Das Jahr 1923 wird in vielen aktuellen Publikationen als „Multikrisenjahr“ beschrieben. Politik, Wirtschaft und Gesellschaft in Deutschland taten sich sehr schwer, die Verwerfungen durch den Ersten Weltkrieg und die Belastungen durch den Friedensvertrag von Versailles in den Griff zu bekommen: Hyperinflation, politische Gewalt, Ruhrbesetzung, Separatismus, monarchistische Nostalgie und Revanchegelüste sorgten für eine gefährliche Gemengelage. Schon damals, zehn Jahre vor ihrer Zerstörung durch das NS-Regime, drohte der noch jungen Weimarer Republik das Ende.
Zeitlicher und örtlicher Aufhänger unserer Kooperationsveranstaltung mit dem Institut für Zeitgeschichte München-Berlin (IfZ) und dem Katholischen Deutschen Frauenbund (KDFB) ist der Münchner „Hitler-Ludendorff-Putsch“, der sich im November 2023 zum 100. Mal jährt. Doch wollen wir in unserem Symposium nicht dieses Ereignis nacherzählen, sondern die Hintergründe und Ursachen der tiefen und multiplen Krisen des Jahres 1923 in Bayern analysieren.

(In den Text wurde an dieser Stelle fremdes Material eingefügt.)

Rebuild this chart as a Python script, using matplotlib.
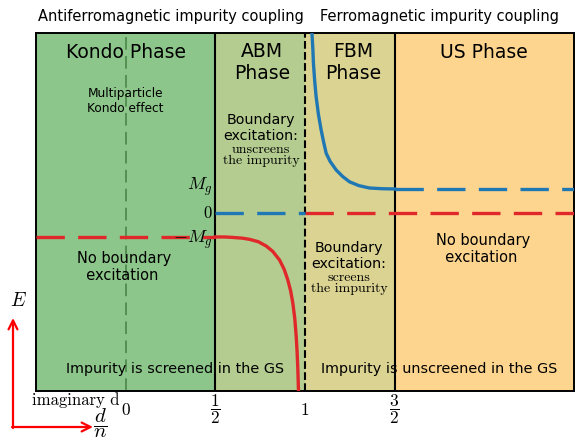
import numpy as np
import matplotlib.pyplot as plt

# phase boundaries (d/n) and colours
phase_edges = [-0.5, 0.5, 1.0, 1.5, 2.5]
phase_colors = ["#8dc68a", "#b4cc8f", "#dbd392", "#fdd58f"]
phase_names = ["Kondo Phase", "ABM\nPhase", "FBM\nPhase", "US Phase"]

Mg = 1.0

# boundary state energies
blue_x = [1.038, 1.044, 1.047, 1.054, 1.062, 1.075, 1.090, 1.104, 1.118, 1.14,
          1.174, 1.21, 1.248, 1.30, 1.359, 1.43, 1.50]
blue_y = [7.6, 6.8, 6.24, 5.5, 4.85, 4.1, 3.46, 2.95, 2.49, 2.15,
          1.79, 1.52, 1.30, 1.14, 1.04, 1.01, 1.0]

red_x = [0.5, 0.55, 0.598, 0.65, 0.691, 0.74, 0.784, 0.82, 0.858, 0.884,
         0.904, 0.92, 0.932, 0.943, 0.951, 0.956, 0.960, 0.964, 0.966]
red_y = [-1.0, -1.0, -1.02, -1.05, -1.1, -1.2, -1.38, -1.6, -1.96, -2.35,
         -2.79, -3.25, -3.75, -4.4, -5.15, -5.8, -6.5, -7.5, -8.0]

xtick_pos = [0, 0.5, 1, 1.5]
xtick_labels = [r"$0$", r"$\dfrac{1}{2}$", r"$1$", r"$\dfrac{3}{2}$"]

blue = "#1f77b4"
red = "#e0282a"
plt.rcParams["mathtext.fontset"] = "cm"
serif = "cmr10"

fig = plt.figure(figsize=(5.75, 4.41), dpi=100)
ax = fig.add_axes([36 / 575, 50 / 441, 538 / 575, 358 / 441])

for i in range(4):
    ax.axvspan(phase_edges[i], phase_edges[i + 1], color=phase_colors[i], lw=0, zorder=0)

ax.axvline(0.5, color="black", lw=1.5, zorder=2)
ax.axvline(1.5, color="black", lw=1.5, zorder=2)
ax.axvline(1.0, color="black", lw=1.5, linestyle="--", zorder=2)
ax.axvline(0.0, color="#4e8c4c", lw=1.3, linestyle="--", dashes=(7, 3.5), zorder=1)

dash = (8.5, 4)
ax.plot([-0.5, 0.5], [-Mg, -Mg], color=red, lw=2.4, dashes=dash, zorder=3)
ax.plot(red_x, red_y, color=red, lw=2.4, zorder=3)
ax.plot([1.0, 2.5], [0, 0], color=red, lw=2.4, dashes=dash, zorder=3)
ax.plot([0.5, 1.0], [0, 0], color=blue, lw=2.4, dashes=dash, zorder=3)
ax.plot(blue_x, blue_y, color=blue, lw=2.4, zorder=3)
ax.plot([1.5, 2.5], [Mg, Mg], color=blue, lw=2.4, dashes=dash, zorder=3)

ax.set_xlim(-0.5, 2.5)
ax.set_ylim(-7.42, 7.5)
ax.set_yticks([])
ax.set_xticks(xtick_pos)
ax.set_xticklabels(xtick_labels, fontsize=12.5)
ax.tick_params(axis="x", length=0, pad=13.5)
for lab in ax.get_xticklabels():
    lab.set_verticalalignment("center")
for s in ax.spines.values():
    s.set_linewidth(1.4)

# phase titles
ax.text(0.0, 6.67, phase_names[0], ha="center", va="center", fontsize=13.5)
ax.text(0.76, 6.25, phase_names[1], ha="center", va="center", fontsize=13.5, multialignment="center")
ax.text(1.27, 6.25, phase_names[2], ha="center", va="center", fontsize=13.5, multialignment="center")
ax.text(2.0, 6.67, phase_names[3], ha="center", va="center", fontsize=13.5)

ax.text(0.0, 4.67, "Multiparticle\nKondo effect", ha="center", va="center", fontsize=8.7,
        multialignment="center")

ax.text(0.755, 3.54, "Boundary\nexcitation:", ha="center", va="center", fontsize=10.3,
        multialignment="center")
ax.text(0.755, 2.64, "unscreens", ha="center", va="center", fontsize=10, family=serif)
ax.text(0.755, 2.17, "the impurity", ha="center", va="center", fontsize=10, family=serif)

ax.text(1.245, -1.8, "Boundary\nexcitation:", ha="center", va="center", fontsize=10.3,
        multialignment="center")
ax.text(1.245, -2.71, "screens", ha="center", va="center", fontsize=10, family=serif)
ax.text(1.245, -3.17, "the impurity", ha="center", va="center", fontsize=10, family=serif)

ax.text(-0.273, -2.25, "No boundary\n  excitation", ha="left", va="center", fontsize=10.5)
ax.text(1.733, -1.5, "No boundary\n  excitation", ha="left", va="center", fontsize=10.5)

ax.text(0.276, -6.5, "Impurity is screened in the GS", ha="center", va="center", fontsize=10.4)
ax.text(1.75, -6.5, "Impurity is unscreened in the GS", ha="center", va="center", fontsize=10.4)

# energy markers next to the ABM boundary
ax.text(0.485, 1.08, r"$M_g$", ha="right", va="center", fontsize=13)
ax.text(0.485, 0.0, r"$0$", ha="right", va="center", fontsize=12)
ax.text(0.485, -1.12, r"$-M_g$", ha="right", va="center", fontsize=13)

# coupling headers above the axes
fig.text(171 / 575, 1 - 17 / 441, "Antiferromagnetic impurity coupling", ha="center",
         va="center", fontsize=10.5)
fig.text(440 / 575, 1 - 17 / 441, "Ferromagnetic impurity coupling", ha="center",
         va="center", fontsize=10.5)

fig.text(76 / 575, 1 - 400 / 441, "imaginary d", ha="center", va="center",
         fontsize=12, family=serif)

# axis arrows
ax.annotate("", xy=(13, 441 - 318), xytext=(13, 441 - 428), xycoords="figure pixels",
            textcoords="figure pixels",
            arrowprops=dict(arrowstyle="->", color="red", lw=1.6, shrinkA=0, shrinkB=0,
                            mutation_scale=16))
ax.annotate("", xy=(93, 441 - 427), xytext=(12, 441 - 427), xycoords="figure pixels",
            textcoords="figure pixels",
            arrowprops=dict(arrowstyle="->", color="red", lw=1.6, shrinkA=0, shrinkB=0,
                            mutation_scale=16))
fig.text(18 / 575, 1 - 300 / 441, r"$E$", ha="center", va="center", fontsize=14)
fig.text(100 / 575, 1 - 423 / 441, r"$\dfrac{d}{n}$", ha="center", va="center", fontsize=15)

fig.savefig("out.png", dpi=100)
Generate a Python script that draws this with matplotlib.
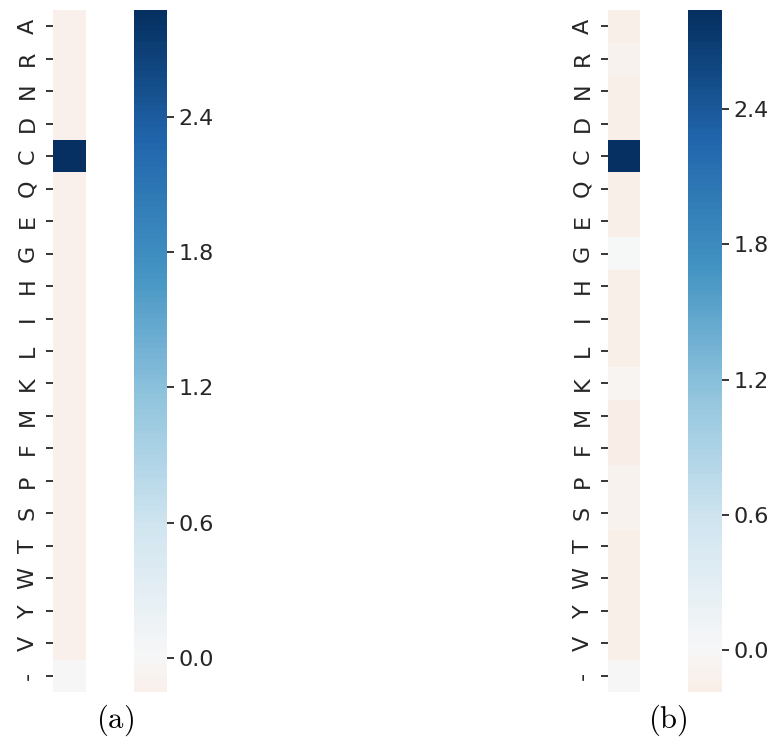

Dabei richtet sich der Blick zunächst auf die Frühphase derjenigen Organisation, die schließlich zur tödlichen Bedrohung der Republik wurde – der NS-Bewegung, die sich Anfang der 1920er-Jahre gerade in Bayern recht ungestört entwickeln konnte. Dass Einzelne schon sehr früh ahnten, wie gefährlich diese Ideologie werden würde, macht sodann die Beschäftigung mit dem Wirken der konservativen bayerischen Politikerin Ellen Ammann, Landtagsabgeordnete der Bayerischen Volkspartei und Gründerin des Katholischen Deutschen Frauenbundes Landesverband Bayern, deutlich. Nach einem einordnenden Blick auf die Ereignisse des Jahres 1923 folgt eine Schlussrunde, in der unter anderem darüber diskutiert werden soll, inwieweit das Etikett des „Multikrisenjahres“ auch auf 2023 übertragen werden kann.